Do something new and fun!

If you’re into porn, talk to your partner about watching some with you. Maybe you guys can take a thing or two out of that and try it on each other. Pick up a couple Kamasutra books and see what kind of fun things you can pull up from there.

Go out for a nice dinner, let your partner know how much you want them through dinner and by the time you hit the car, you’ll be racing home to rip each others clothes off.

Teasing…

Another really fun one is teasing your partner through the work day. I personally won’t send nude videos/photos but if you’re comfortable, why not? (just make sure it’s someone you trust!!) Personally, we like to send quick dirty texts through the day to amp each other up. You may find that doesn’t work for you but maybe it will!

Perhaps your partner’s preferences have changed and they’re too scared to tell you or they found something new they want to try. Talk to them about it! Ask them! Maybe it’s something they secretly wanted to try too. Talking fantasies can get really hot and steamy.

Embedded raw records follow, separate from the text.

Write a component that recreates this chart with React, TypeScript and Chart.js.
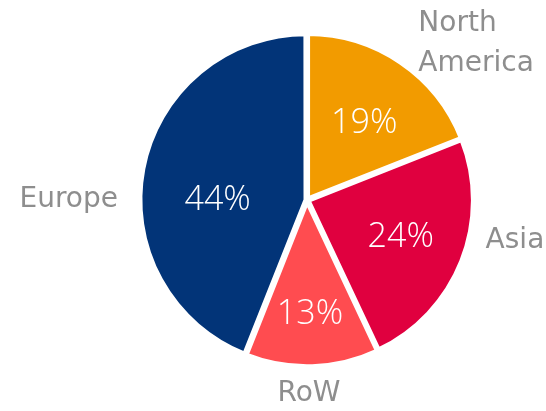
import React, { useEffect, useRef } from "react";
import { Chart, registerables } from "chart.js";

Chart.register(...registerables);

const regions = ["North America", "Asia", "RoW", "Europe"];
const shares = [19, 24, 13, 44];
const percentLabels = ["19%", "24%", "13%", "44%"];
const outsideLabels = [["North", "America"], ["Asia"], ["RoW"], ["Europe"]];
const colors = ["#F29B00", "#E0003F", "#FF4C50", "#023478"];

// label placement: angle (deg, clockwise from top) and radius as fraction of the pie radius
const innerPlacement = [
  { a: 36.6, r: 0.58 },
  { a: 111.8, r: 0.61 },
  { a: 178.5, r: 0.69 },
  { a: 270, r: 0.54 },
];
const outerPlacement = [
  { a: 47.3, r: 1.39 },
  { a: 101, r: 1.28 },
  { a: 179.4, r: 1.17 },
  { a: 270, r: 1.44 },
];

const labelPlugin = {
  id: "pieLabels",
  afterDatasetsDraw(chart: any) {
    const meta = chart.getDatasetMeta(0);
    if (!meta.data.length) return;
    const arc0 = meta.data[0];
    const cx = chart.chartArea.left + chart.chartArea.width / 2;
    const cy = chart.chartArea.top + chart.chartArea.height / 2;
    const R = arc0.outerRadius;
    const ctx = chart.ctx;
    ctx.save();
    ctx.textAlign = "center";
    ctx.textBaseline = "middle";
    meta.data.forEach((_arc: any, i: number) => {
      const ip = innerPlacement[i];
      const ia = (ip.a * Math.PI) / 180;
      ctx.fillStyle = "#FFFFFF";
      ctx.font = "300 34px 'Open Sans', 'DejaVu Sans', sans-serif";
      ctx.fillText(percentLabels[i], cx + Math.sin(ia) * R * ip.r, cy - Math.cos(ia) * R * ip.r);

      const op = outerPlacement[i];
      const oa = (op.a * Math.PI) / 180;
      const lines = outsideLabels[i];
      const lh = 40;
      const ox = cx + Math.sin(oa) * R * op.r;
      const oy = cy - Math.cos(oa) * R * op.r;
      ctx.fillStyle = "#8E8E8E";
      ctx.font = "28px 'DejaVu Sans', sans-serif";
      lines.forEach((ln: string, k: number) => {
        ctx.textAlign = lines.length > 1 ? "left" : "center";
        const w = lines.length > 1 ? Math.max(...lines.map((l: string) => ctx.measureText(l).width)) : 0;
        const x = lines.length > 1 ? ox - w / 2 : ox;
        ctx.fillText(ln, x, oy + (k - (lines.length - 1) / 2) * lh);
      });
      ctx.textAlign = "center";
    });
    ctx.restore();
  },
};

export default function App() {
  const ref = useRef<HTMLCanvasElement>(null);
  useEffect(() => {
    if (!ref.current) return;
    const chart = new Chart(ref.current, {
      type: "pie",
      data: {
        labels: regions,
        datasets: [
          {
            data: shares,
            backgroundColor: colors,
            borderColor: "#FFFFFF",
            borderWidth: 5,
            offset: 4,
            hoverOffset: 0,
          },
        ],
      },
      options: {
        animation: false,
        responsive: true,
        maintainAspectRatio: false,
        events: [],
        layout: { padding: { left: 137, right: 69, top: 30, bottom: 41 } },
        plugins: {
          legend: { display: false },
          tooltip: { enabled: false },
        },
      },
      plugins: [labelPlugin],
    });
    return () => chart.destroy();
  }, []);
  return (
    <div style={{ position: "fixed", left: 0, top: 0, width: 546, height: 411, background: "#FFFFFF" }}>
      <canvas ref={ref} />
    </div>
  );
}
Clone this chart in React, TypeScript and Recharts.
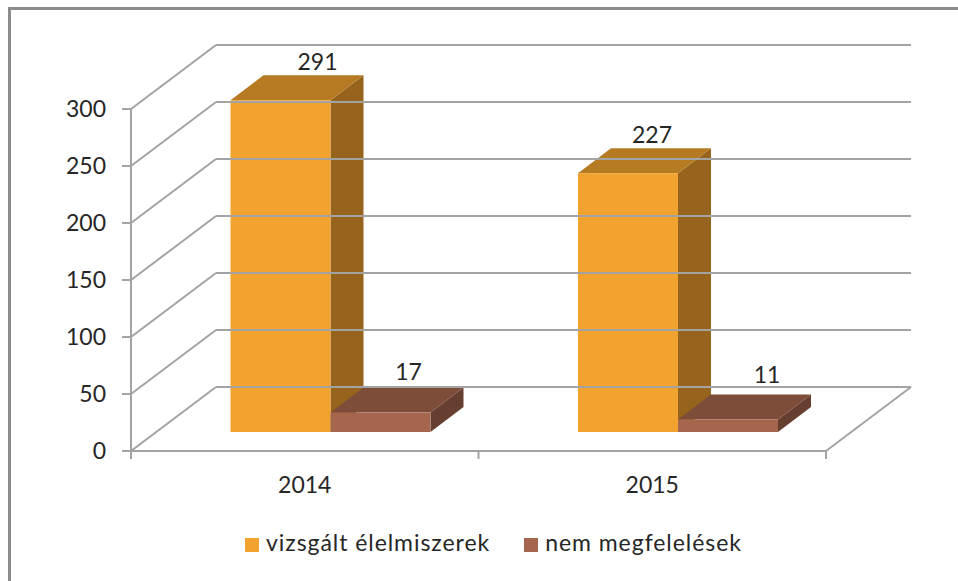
import React from 'react';
import { BarChart, Bar, XAxis, YAxis, Legend, LabelList } from 'recharts';

const years = ['2014', '2015'];
const vizsgalt = [291, 227];
const nemMegfelelo = [17, 11];
const yTicks = [0, 50, 100, 150, 200, 250, 300];

const data = years.map((year, i) => ({
  year,
  vizsgalt: vizsgalt[i],
  nem: nemMegfelelo[i],
}));

const GRID = '#a3a3a3';
const TEXT = '#262626';
const FONT = 'Lato, sans-serif';

// fake 3D: how far the back wall sits from the front of the floor
const WALL_DX = 85;
const WALL_DY = -64;
// the bars stand part way into the floor
const FLOOR_DX = 25.5;
const FLOOR_DY = -19;
const BAR_DX = 33;
const BAR_DY = -25;

const shade = (hex: string, k: number) => {
  const n = parseInt(hex.slice(1), 16);
  const c = [n >> 16, (n >> 8) & 255, n & 255].map(v => Math.round(v * k));
  return `rgb(${c.join(',')})`;
};

const Box3D = (props: any) => {
  const { x, y, width, height, fill } = props;
  const l = x + FLOOR_DX;
  const r = l + width;
  const t = y + FLOOR_DY;
  const b = t + height;
  const top = `${l},${t} ${r},${t} ${r + BAR_DX},${t + BAR_DY} ${l + BAR_DX},${t + BAR_DY}`;
  const side = `${r},${t} ${r + BAR_DX},${t + BAR_DY} ${r + BAR_DX},${b + BAR_DY} ${r},${b}`;
  return (
    <g>
      <polygon points={side} fill={shade(fill, 0.62)} />
      <polygon points={top} fill={shade(fill, 0.75)} />
      <rect x={l} y={t} width={width} height={height} fill={fill} />
    </g>
  );
};

const WallTick = (props: any) => {
  const { x, y, payload } = props;
  const right = 826 + WALL_DX;
  return (
    <g>
      <line x1={x - 9} y1={y} x2={x} y2={y} stroke={GRID} strokeWidth={2} />
      <line x1={x} y1={y} x2={x + WALL_DX} y2={y + WALL_DY} stroke={GRID} strokeWidth={2} />
      <line x1={x + WALL_DX} y1={y + WALL_DY} x2={right} y2={y + WALL_DY} stroke={GRID} strokeWidth={2} />
      <text x={x - 25} y={y + 8} textAnchor="end" fontFamily={FONT} fontSize={23} fill={TEXT}>
        {payload.value}
      </text>
    </g>
  );
};

const YearTick = (props: any) => {
  const { x, y, payload, index } = props;
  const half = 347.5 / 2;
  return (
    <g>
      {index === 0 && <line x1={x - half} y1={y} x2={x - half} y2={y + 8} stroke={GRID} strokeWidth={2} />}
      <line x1={x + half} y1={y} x2={x + half} y2={y + 8} stroke={GRID} strokeWidth={2} />
      {index === years.length - 1 && (
        <line x1={x + half} y1={y} x2={x + half + WALL_DX} y2={y + WALL_DY} stroke={GRID} strokeWidth={2} />
      )}
      <text x={x} y={y + 42} textAnchor="middle" fontFamily={FONT} fontSize={23} fill={TEXT}>
        {payload.value}
      </text>
    </g>
  );
};

// the value labels do not sit at one fixed spot over the bars
const labelNudge = { vizsgalt: [[37, -30], [24, -30]], nem: [[28, -33], [39, -36]] };

const BarValue = (key: 'vizsgalt' | 'nem') => (props: any) => {
  const { x, y, width, value, index } = props;
  const [dx, dy] = labelNudge[key][index];
  return (
    <text
      x={x + FLOOR_DX + width / 2 + dx}
      y={y + FLOOR_DY + dy}
      textAnchor="middle"
      fontFamily={FONT}
      fontSize={23}
      fill={TEXT}
    >
      {value}
    </text>
  );
};

export default function App() {
  return (
    <div
      style={{
        position: 'absolute',
        left: 0,
        top: 0,
        width: 958,
        height: 581,
        background: '#fff',
        overflow: 'hidden',
      }}
    >
      {/* only the top and left edges of the frame are inside the picture */}
      <div
        style={{
          position: 'absolute',
          left: 8,
          top: 7,
          width: 1000,
          height: 600,
          borderTop: '3px solid #8c8c8c',
          borderLeft: '3px solid #8c8c8c',
          boxSizing: 'border-box',
        }}
      />
      <BarChart
        width={958}
        height={581}
        data={data}
        margin={{ top: 109, right: 132, bottom: 62, left: 71 }}
        barCategoryGap={74}
        barGap={0}
        style={{ position: 'absolute', left: 0, top: 0 }}
      >
        <YAxis
          domain={[0, 300]}
          ticks={yTicks}
          width={60}
          axisLine={{ stroke: GRID, strokeWidth: 2 }}
          tickLine={false}
          tickSize={0}
          tickMargin={0}
          tick={<WallTick />}
          interval={0}
        />
        <XAxis
          dataKey="year"
          axisLine={{ stroke: GRID, strokeWidth: 2 }}
          tickLine={false}
          tickSize={0}
          tickMargin={0}
          tick={<YearTick />}
          height={40}
        />
        <Legend
          layout="horizontal"
          align="left"
          verticalAlign="bottom"
          iconType="square"
          iconSize={14}
          itemSorter={null}
          wrapperStyle={{ left: 245, top: 528, width: 560, fontFamily: FONT, fontSize: 23, letterSpacing: 0.95 }}
          formatter={(value: string) => <span style={{ color: TEXT, marginLeft: 3, marginRight: 24 }}>{value}</span>}
        />
        <Bar
          dataKey="vizsgalt"
          name="vizsgált élelmiszerek"
          fill="#f2a22e"
          shape={<Box3D />}
          isAnimationActive={false}
        >
          <LabelList dataKey="vizsgalt" content={BarValue('vizsgalt')} />
        </Bar>
        <Bar
          dataKey="nem"
          name="nem megfelelések"
          fill="#a6664d"
          shape={<Box3D />}
          isAnimationActive={false}
        >
          <LabelList dataKey="nem" content={BarValue('nem')} />
        </Bar>
      </BarChart>
    </div>
  );
}
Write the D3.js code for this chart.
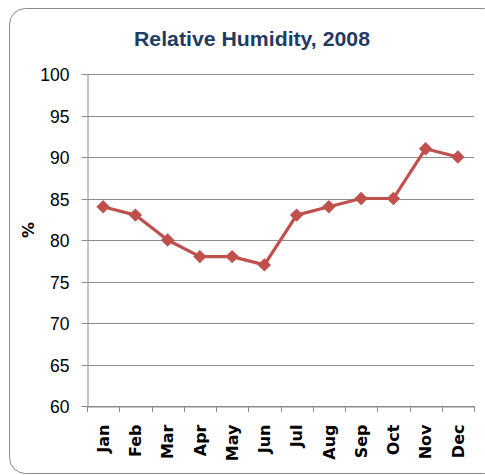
<!DOCTYPE html>
<html><head><meta charset="utf-8">
<script src="https://cdn.jsdelivr.net/npm/d3@7"></script>
<style>body{margin:0;background:#fff}svg{display:block}</style>
</head><body>
<script>
const months = ["Jan","Feb","Mar","Apr","May","Jun","Jul","Aug","Sep","Oct","Nov","Dec"];
const humidity = [84,83,80,78,78,77,83,84,85,85,91,90];
const yTicks = [60,65,70,75,80,85,90,95,100];
const title = "Relative Humidity, 2008";
const yLabel = "%";

const W = 485, H = 475;
const svg = d3.select("body").append("svg").attr("width", W).attr("height", H);

svg.append("rect").attr("x", 9.5).attr("y", 8.5).attr("width", 490).attr("height", 465)
  .attr("rx", 16).attr("fill", "#fff").attr("stroke", "#8a8a8a").attr("stroke-width", 1);

const m = {l: 87, r: 474, t: 74, b: 406};
const x = d3.scaleBand().domain(months).range([m.l, m.r]);
const y = d3.scaleLinear().domain([60, 100]).range([m.b, m.t]);

// grid
svg.append("g").selectAll("line").data(yTicks).join("line")
  .attr("x1", m.l).attr("x2", m.r)
  .attr("y1", d => Math.round(y(d)) + 0.5).attr("y2", d => Math.round(y(d)) + 0.5)
  .attr("stroke", "#8c8c8c").attr("stroke-width", 1);

// y axis
const ya = svg.append("g").attr("transform", `translate(${m.l + 0.5},0)`)
  .call(d3.axisLeft(y).tickValues(yTicks).tickSize(6).tickSizeOuter(0).tickPadding(12));
ya.select(".domain").attr("stroke", "#8c8c8c");
ya.selectAll(".tick line").attr("stroke", "#8c8c8c");
ya.selectAll(".tick").attr("transform", d => `translate(0,${Math.round(y(d)) + 0.5})`);
ya.selectAll("text").attr("font-family", "Liberation Sans, Arial, sans-serif")
  .attr("font-size", 17.5).attr("fill", "#000").attr("dy", "0.36em");

// x axis
const xa = svg.append("g").attr("transform", `translate(0,${Math.round(y(60)) + 0.5})`)
  .call(d3.axisBottom(x).tickSize(0).tickSizeOuter(0));
xa.select(".domain").attr("stroke", "#8c8c8c");
xa.selectAll(".tick line").remove();
xa.selectAll("text")
  .attr("font-family", "DejaVu Sans, sans-serif").attr("font-weight", "bold").attr("font-size", 16)
  .attr("fill", "#000")
  .attr("transform", "rotate(-90)")
  .attr("text-anchor", "end").attr("x", -18).attr("y", 0).attr("dy", "0.36em");
// category separator ticks
svg.append("g").selectAll("line").data(d3.range(months.length + 1)).join("line")
  .attr("x1", i => Math.round(m.l + i * x.bandwidth()) + 0.5)
  .attr("x2", i => Math.round(m.l + i * x.bandwidth()) + 0.5)
  .attr("y1", Math.round(y(60))).attr("y2", Math.round(y(60)) + 6)
  .attr("stroke", "#8c8c8c");

// line
const cx = d => x(d) + x.bandwidth() / 2;
svg.append("path").datum(months.map((mo, i) => [cx(mo), y(humidity[i])]))
  .attr("d", d3.line()).attr("fill", "none").attr("stroke", "#C0504D").attr("stroke-width", 3.2)
  .attr("stroke-linejoin", "round");
svg.append("g").selectAll("path").data(months).join("path")
  .attr("transform", (mo, i) => `translate(${cx(mo)},${y(humidity[i])}) rotate(45)`)
  .attr("d", d3.symbol(d3.symbolSquare, 90))
  .attr("fill", "#C0504D");

// title
svg.append("text").attr("x", 252).attr("y", 45.5).attr("text-anchor", "middle")
  .attr("font-family", "Liberation Sans, Arial, sans-serif").attr("font-weight", "bold").attr("font-size", 20.5)
  .attr("fill", "#1F3B63").attr("textLength", 236).attr("lengthAdjust", "spacingAndGlyphs").text(title);

// y label
svg.append("text").attr("transform", "translate(34,230) rotate(-90)").attr("text-anchor", "middle")
  .attr("font-family", "DejaVu Sans, sans-serif").attr("font-weight", "bold").attr("font-size", 16)
  .attr("fill", "#000").text(yLabel);
</script>
</body></html>
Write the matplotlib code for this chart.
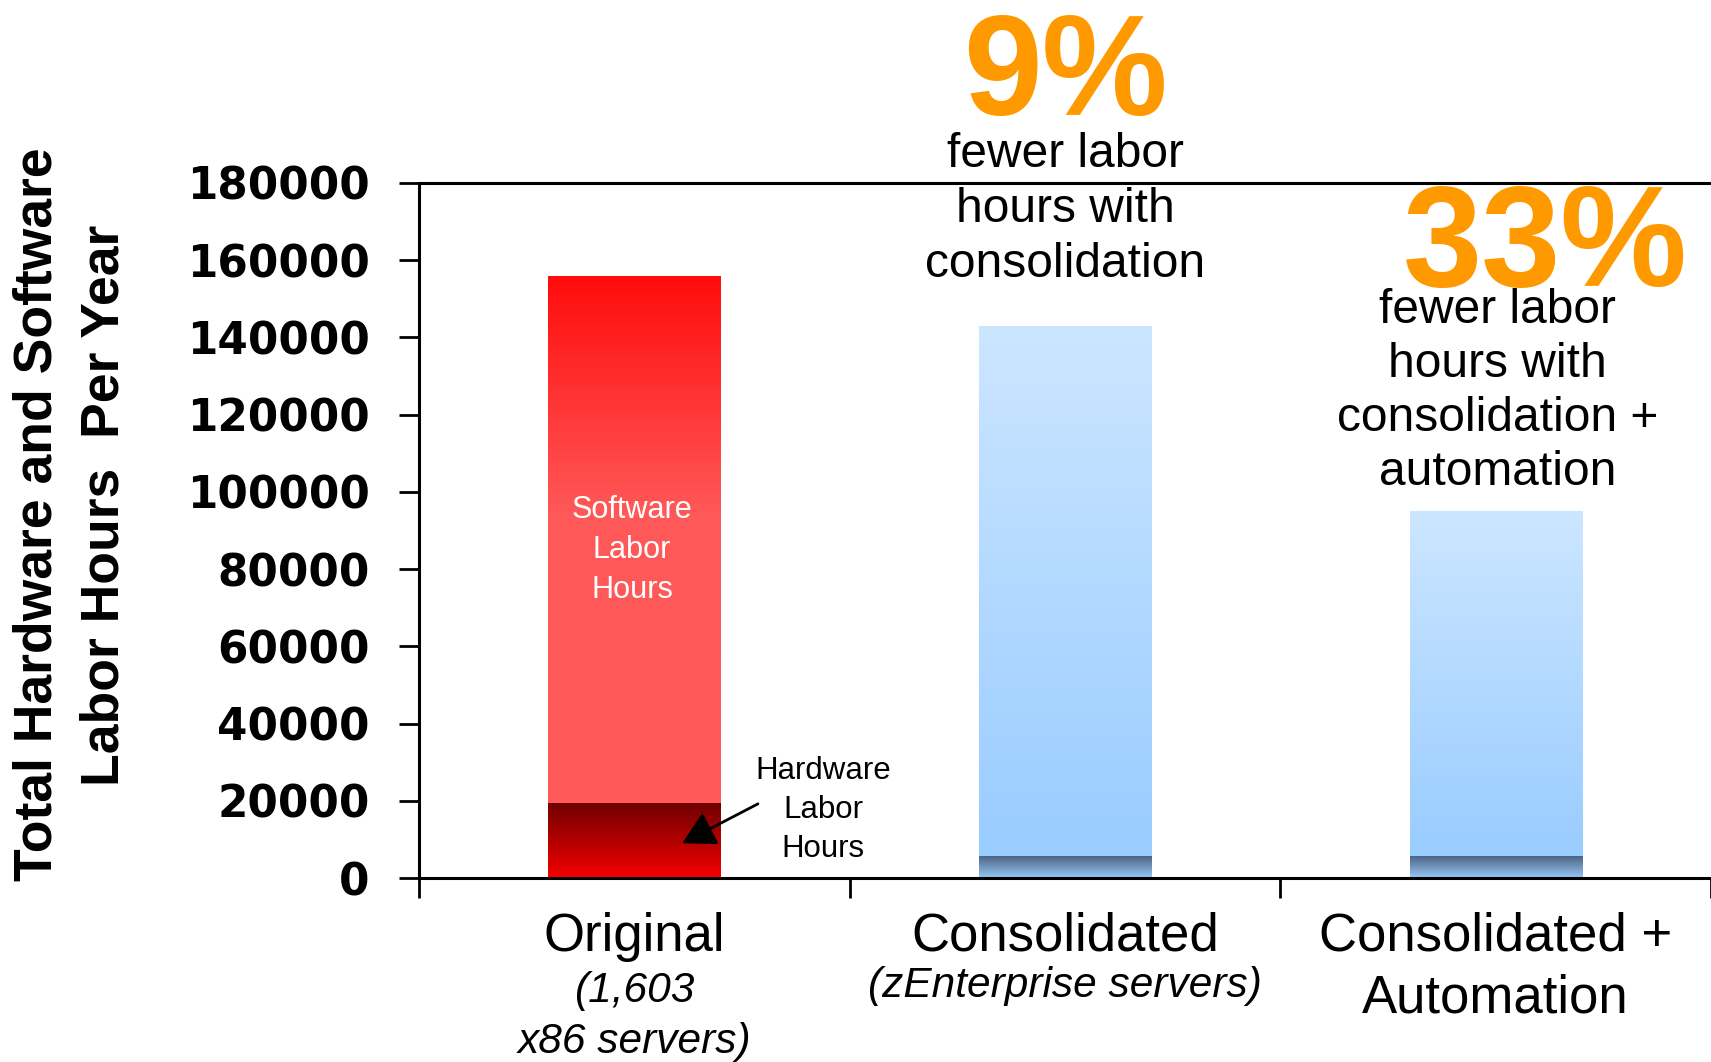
import numpy as np
import matplotlib
matplotlib.use('Agg')
import matplotlib.pyplot as plt
from matplotlib import font_manager
from matplotlib.colors import LinearSegmentedColormap

# labor hours per year, split into hardware (bottom) and software (top)
categories = [['Original'], ['Consolidated'], ['Consolidated +', 'Automation']]
subtitles = [['(1,603', 'x86 servers)'], ['(zEnterprise servers)'], []]
hardware_hours = [19500, 5700, 5700]
software_hours = [136500, 137300, 89300]
yticks = [0, 20000, 40000, 60000, 80000, 100000, 120000, 140000, 160000, 180000]

pct_9 = '9%'
pct_9_text = ['fewer labor', 'hours with', 'consolidation']
pct_33 = '33%'
pct_33_text = ['fewer labor', 'hours with', 'consolidation +', 'automation']


def has_font(name):
    try:
        font_manager.findfont(font_manager.FontProperties(family=name), fallback_to_default=False)
        return True
    except Exception:
        return False


SANS = 'Liberation Sans'
if has_font('Liberation Sans Narrow'):
    NARROW, nscale = 'Liberation Sans Narrow', 1.0
else:
    NARROW, nscale = 'Liberation Sans', 0.85
ORANGE = '#FF9900'

fig = plt.figure(figsize=(17.11, 10.62), dpi=100)
ax = fig.add_axes([419 / 1711, 184 / 1062, 1 - 419 / 1711, 695 / 1062])

x = np.arange(len(hardware_hours)) + 0.5
hw_bars = ax.bar(x, hardware_hours, width=0.4, color='#F00000', zorder=2)
sw_bars = ax.bar(x, software_hours, width=0.4, bottom=hardware_hours, color='#FF5A5A', zorder=2)

# gradient fills, cmap goes bottom (0) -> top (1)
red_sw = LinearSegmentedColormap.from_list('red_sw', [(0, '#FF5A5A'), (0.55, '#FF5858'), (1, '#FF0C0C')])
red_hw = LinearSegmentedColormap.from_list('red_hw', ['#F50000', '#6E0000'])
blue_sw = LinearSegmentedColormap.from_list('blue_sw', ['#99CCFF', '#CCE6FF'])
blue_hw = LinearSegmentedColormap.from_list('blue_hw', ['#97C8F8', '#4A6080'])


def fill_gradient(patch, cmap):
    x0, y0 = patch.get_x(), patch.get_y()
    w, h = patch.get_width(), patch.get_height()
    grad = np.linspace(1, 0, 256).reshape(-1, 1)
    im = ax.imshow(grad, cmap=cmap, vmin=0, vmax=1, origin='upper', aspect='auto',
                   extent=(x0, x0 + w, y0, y0 + h), zorder=2.5)
    im.set_clip_path(patch)


for i in range(len(x)):
    fill_gradient(hw_bars[i], red_hw if i == 0 else blue_hw)
    fill_gradient(sw_bars[i], red_sw if i == 0 else blue_sw)

ax.set_xlim(0, 3)
ax.set_ylim(0, 180000)
ax.set_xticks([0, 1, 2, 3])
ax.set_xticklabels([])
ax.set_yticks(yticks)
ax.set_yticklabels([str(t) for t in yticks], fontfamily='DejaVu Sans', fontweight='bold', fontsize=31.5)
ax.tick_params(axis='both', direction='out', length=14.5, width=2, color='black')
ax.tick_params(axis='y', pad=21)
ax.spines['right'].set_visible(False)
for s in ['left', 'bottom', 'top']:
    ax.spines[s].set_linewidth(2.2)

tr = ax.get_xaxis_transform()


def put_lines(xc, y0, lines, step, **kw):
    for k, line in enumerate(lines):
        ax.text(xc, y0 - k * step, line, transform=tr, ha='center', va='baseline',
                clip_on=False, **kw)


# category labels under the axis
for i, xc in enumerate(x):
    put_lines(xc, -0.105, categories[i], 0.089, fontfamily=SANS, fontsize=38)
sub_y = [-0.178, -0.171, 0]
for i, xc in enumerate(x):
    put_lines(xc, sub_y[i], subtitles[i], 0.0734, fontfamily=SANS, fontsize=30.5, style='italic')

# percentage callouts
ax.text(1.5, 1.098, pct_9, transform=tr, ha='center', va='baseline', color=ORANGE,
        fontfamily=SANS, fontweight='bold', fontsize=102, clip_on=False)
put_lines(1.5, 1.023, pct_9_text, 0.0791, fontfamily=SANS, fontsize=34.5)
ax.text(2.615, 0.852, pct_33, transform=tr, ha='center', va='baseline', color=ORANGE,
        fontfamily=SANS, fontweight='bold', fontsize=102.5, clip_on=False, zorder=1)
put_lines(2.505, 0.7986, pct_33_text, 0.0777, fontfamily=SANS, fontsize=34.5)

# stack labels on the first bar
put_lines(0.495, 0.518, ['Software', 'Labor', 'Hours'], 0.0575, fontfamily=NARROW,
          fontsize=26 * nscale, color='white', zorder=4)
put_lines(0.938, 0.1424, ['Hardware', 'Labor', 'Hours'], 0.0561, fontfamily=NARROW,
          fontsize=26.5 * nscale, color='black')
ax.annotate('', xy=(0.611, 9000), xytext=(0.787, 19200),
            arrowprops=dict(arrowstyle='-|>,head_length=0.4,head_width=0.22', lw=2,
                            color='black', mutation_scale=50, shrinkA=0, shrinkB=0),
            zorder=5, annotation_clip=False)

fig.text(0.022, 0.516, 'Total Hardware and Software', rotation=90, ha='center', va='center',
         fontfamily=SANS, fontweight='bold', fontsize=38.5)
fig.text(0.061, 0.524, 'Labor Hours  Per Year', rotation=90, ha='center', va='center',
         fontfamily=SANS, fontweight='bold', fontsize=38.5)

fig.savefig('out.png', dpi=100, facecolor='white')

I know it’s easier said than done but there are so many different things you can do in and out of the bedroom. A lot of the time, our partner really wants to be and feel cherished, like they still matter. I think when we’re in really long term relationships, we sometimes forget that when the honeymoon stage ends. Acknowledge your partner, let them know you still love them! You never know what might come out of it all.

Make the time

I don’t care how busy your week is, make time for you and your partner. It’s important to take care of each other and sometimes, when sex starts to get neglected, I don’t think we realize how that makes someone else feel, a little unattractive or unwanted (I speak from experience.) So don’t forget to do that.